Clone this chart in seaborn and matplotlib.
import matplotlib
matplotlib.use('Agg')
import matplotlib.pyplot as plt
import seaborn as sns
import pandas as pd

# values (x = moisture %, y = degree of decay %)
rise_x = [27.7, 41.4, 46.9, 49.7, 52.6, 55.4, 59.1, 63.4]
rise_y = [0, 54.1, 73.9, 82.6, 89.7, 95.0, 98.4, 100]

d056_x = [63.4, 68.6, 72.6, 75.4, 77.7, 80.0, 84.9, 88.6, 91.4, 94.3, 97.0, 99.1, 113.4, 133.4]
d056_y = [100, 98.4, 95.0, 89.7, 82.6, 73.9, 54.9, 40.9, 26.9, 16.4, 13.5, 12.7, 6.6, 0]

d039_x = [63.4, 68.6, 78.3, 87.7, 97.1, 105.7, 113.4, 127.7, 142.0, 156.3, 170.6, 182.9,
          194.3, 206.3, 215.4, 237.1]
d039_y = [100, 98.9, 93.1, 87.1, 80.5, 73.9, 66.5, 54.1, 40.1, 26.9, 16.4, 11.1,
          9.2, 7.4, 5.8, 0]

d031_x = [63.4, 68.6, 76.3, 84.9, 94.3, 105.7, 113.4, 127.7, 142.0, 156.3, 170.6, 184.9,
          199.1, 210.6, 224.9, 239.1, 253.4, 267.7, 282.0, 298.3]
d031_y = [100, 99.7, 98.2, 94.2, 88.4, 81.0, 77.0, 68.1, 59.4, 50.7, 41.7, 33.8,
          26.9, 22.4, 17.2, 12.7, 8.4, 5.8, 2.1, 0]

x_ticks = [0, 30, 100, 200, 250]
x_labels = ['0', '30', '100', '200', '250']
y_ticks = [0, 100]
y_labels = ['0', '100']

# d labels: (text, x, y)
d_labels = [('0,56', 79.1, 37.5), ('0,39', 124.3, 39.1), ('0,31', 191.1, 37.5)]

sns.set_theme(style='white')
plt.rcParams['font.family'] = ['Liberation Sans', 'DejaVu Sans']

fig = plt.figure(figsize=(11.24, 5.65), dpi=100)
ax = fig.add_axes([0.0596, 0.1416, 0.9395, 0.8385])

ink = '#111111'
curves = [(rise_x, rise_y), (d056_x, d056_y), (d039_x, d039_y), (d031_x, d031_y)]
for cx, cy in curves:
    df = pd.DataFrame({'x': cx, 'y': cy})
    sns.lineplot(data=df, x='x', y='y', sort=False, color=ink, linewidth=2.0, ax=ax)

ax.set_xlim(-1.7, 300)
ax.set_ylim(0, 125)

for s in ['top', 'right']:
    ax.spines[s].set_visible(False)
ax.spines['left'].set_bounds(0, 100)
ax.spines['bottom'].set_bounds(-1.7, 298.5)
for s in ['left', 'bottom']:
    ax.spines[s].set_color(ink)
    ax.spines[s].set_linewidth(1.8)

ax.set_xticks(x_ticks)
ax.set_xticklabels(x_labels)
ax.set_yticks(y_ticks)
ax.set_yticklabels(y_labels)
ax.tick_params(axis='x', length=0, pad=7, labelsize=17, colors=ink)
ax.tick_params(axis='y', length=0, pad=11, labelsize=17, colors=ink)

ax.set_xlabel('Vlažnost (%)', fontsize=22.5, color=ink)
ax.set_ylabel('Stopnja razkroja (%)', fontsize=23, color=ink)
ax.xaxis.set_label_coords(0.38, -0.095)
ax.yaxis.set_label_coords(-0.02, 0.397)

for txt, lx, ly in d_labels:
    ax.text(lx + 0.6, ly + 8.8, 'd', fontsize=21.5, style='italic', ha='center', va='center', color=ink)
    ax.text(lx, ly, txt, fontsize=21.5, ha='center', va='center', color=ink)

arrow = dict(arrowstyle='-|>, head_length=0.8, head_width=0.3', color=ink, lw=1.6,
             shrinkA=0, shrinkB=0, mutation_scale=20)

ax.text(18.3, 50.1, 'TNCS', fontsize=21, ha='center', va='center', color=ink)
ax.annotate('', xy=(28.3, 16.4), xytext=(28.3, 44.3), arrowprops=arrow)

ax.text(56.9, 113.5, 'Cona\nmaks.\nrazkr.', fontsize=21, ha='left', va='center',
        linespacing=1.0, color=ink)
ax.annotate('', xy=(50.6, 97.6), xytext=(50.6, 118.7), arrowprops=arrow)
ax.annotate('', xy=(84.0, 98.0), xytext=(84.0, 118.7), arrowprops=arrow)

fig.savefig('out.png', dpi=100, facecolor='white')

Required task – Using the data above, repeat every line exactly.

Response to the exercise –
Clone this chart in seaborn and matplotlib.
import matplotlib
matplotlib.use('Agg')
import matplotlib.pyplot as plt
import seaborn as sns
import pandas as pd

# values (x = moisture %, y = degree of decay %)
rise_x = [27.7, 41.4, 46.9, 49.7, 52.6, 55.4, 59.1, 63.4]
rise_y = [0, 54.1, 73.9, 82.6, 89.7, 95.0, 98.4, 100]

d056_x = [63.4, 68.6, 72.6, 75.4, 77.7, 80.0, 84.9, 88.6, 91.4, 94.3, 97.0, 99.1, 113.4, 133.4]
d056_y = [100, 98.4, 95.0, 89.7, 82.6, 73.9, 54.9, 40.9, 26.9, 16.4, 13.5, 12.7, 6.6, 0]

d039_x = [63.4, 68.6, 78.3, 87.7, 97.1, 105.7, 113.4, 127.7, 142.0, 156.3, 170.6, 182.9,
          194.3, 206.3, 215.4, 237.1]
d039_y = [100, 98.9, 93.1, 87.1, 80.5, 73.9, 66.5, 54.1, 40.1, 26.9, 16.4, 11.1,
          9.2, 7.4, 5.8, 0]

d031_x = [63.4, 68.6, 76.3, 84.9, 94.3, 105.7, 113.4, 127.7, 142.0, 156.3, 170.6, 184.9,
          199.1, 210.6, 224.9, 239.1, 253.4, 267.7, 282.0, 298.3]
d031_y = [100, 99.7, 98.2, 94.2, 88.4, 81.0, 77.0, 68.1, 59.4, 50.7, 41.7, 33.8,
          26.9, 22.4, 17.2, 12.7, 8.4, 5.8, 2.1, 0]

x_ticks = [0, 30, 100, 200, 250]
x_labels = ['0', '30', '100', '200', '250']
y_ticks = [0, 100]
y_labels = ['0', '100']

# d labels: (text, x, y)
d_labels = [('0,56', 79.1, 37.5), ('0,39', 124.3, 39.1), ('0,31', 191.1, 37.5)]

sns.set_theme(style='white')
plt.rcParams['font.family'] = ['Liberation Sans', 'DejaVu Sans']

fig = plt.figure(figsize=(11.24, 5.65), dpi=100)
ax = fig.add_axes([0.0596, 0.1416, 0.9395, 0.8385])

ink = '#111111'
curves = [(rise_x, rise_y), (d056_x, d056_y), (d039_x, d039_y), (d031_x, d031_y)]
for cx, cy in curves:
    df = pd.DataFrame({'x': cx, 'y': cy})
    sns.lineplot(data=df, x='x', y='y', sort=False, color=ink, linewidth=2.0, ax=ax)

ax.set_xlim(-1.7, 300)
ax.set_ylim(0, 125)

for s in ['top', 'right']:
    ax.spines[s].set_visible(False)
ax.spines['left'].set_bounds(0, 100)
ax.spines['bottom'].set_bounds(-1.7, 298.5)
for s in ['left', 'bottom']:
    ax.spines[s].set_color(ink)
    ax.spines[s].set_linewidth(1.8)

ax.set_xticks(x_ticks)
ax.set_xticklabels(x_labels)
ax.set_yticks(y_ticks)
ax.set_yticklabels(y_labels)
ax.tick_params(axis='x', length=0, pad=7, labelsize=17, colors=ink)
ax.tick_params(axis='y', length=0, pad=11, labelsize=17, colors=ink)

ax.set_xlabel('Vlažnost (%)', fontsize=22.5, color=ink)
ax.set_ylabel('Stopnja razkroja (%)', fontsize=23, color=ink)
ax.xaxis.set_label_coords(0.38, -0.095)
ax.yaxis.set_label_coords(-0.02, 0.397)

for txt, lx, ly in d_labels:
    ax.text(lx + 0.6, ly + 8.8, 'd', fontsize=21.5, style='italic', ha='center', va='center', color=ink)
    ax.text(lx, ly, txt, fontsize=21.5, ha='center', va='center', color=ink)

arrow = dict(arrowstyle='-|>, head_length=0.8, head_width=0.3', color=ink, lw=1.6,
             shrinkA=0, shrinkB=0, mutation_scale=20)

ax.text(18.3, 50.1, 'TNCS', fontsize=21, ha='center', va='center', color=ink)
ax.annotate('', xy=(28.3, 16.4), xytext=(28.3, 44.3), arrowprops=arrow)

ax.text(56.9, 113.5, 'Cona\nmaks.\nrazkr.', fontsize=21, ha='left', va='center',
        linespacing=1.0, color=ink)
ax.annotate('', xy=(50.6, 97.6), xytext=(50.6, 118.7), arrowprops=arrow)
ax.annotate('', xy=(84.0, 98.0), xytext=(84.0, 118.7), arrowprops=arrow)

fig.savefig('out.png', dpi=100, facecolor='white')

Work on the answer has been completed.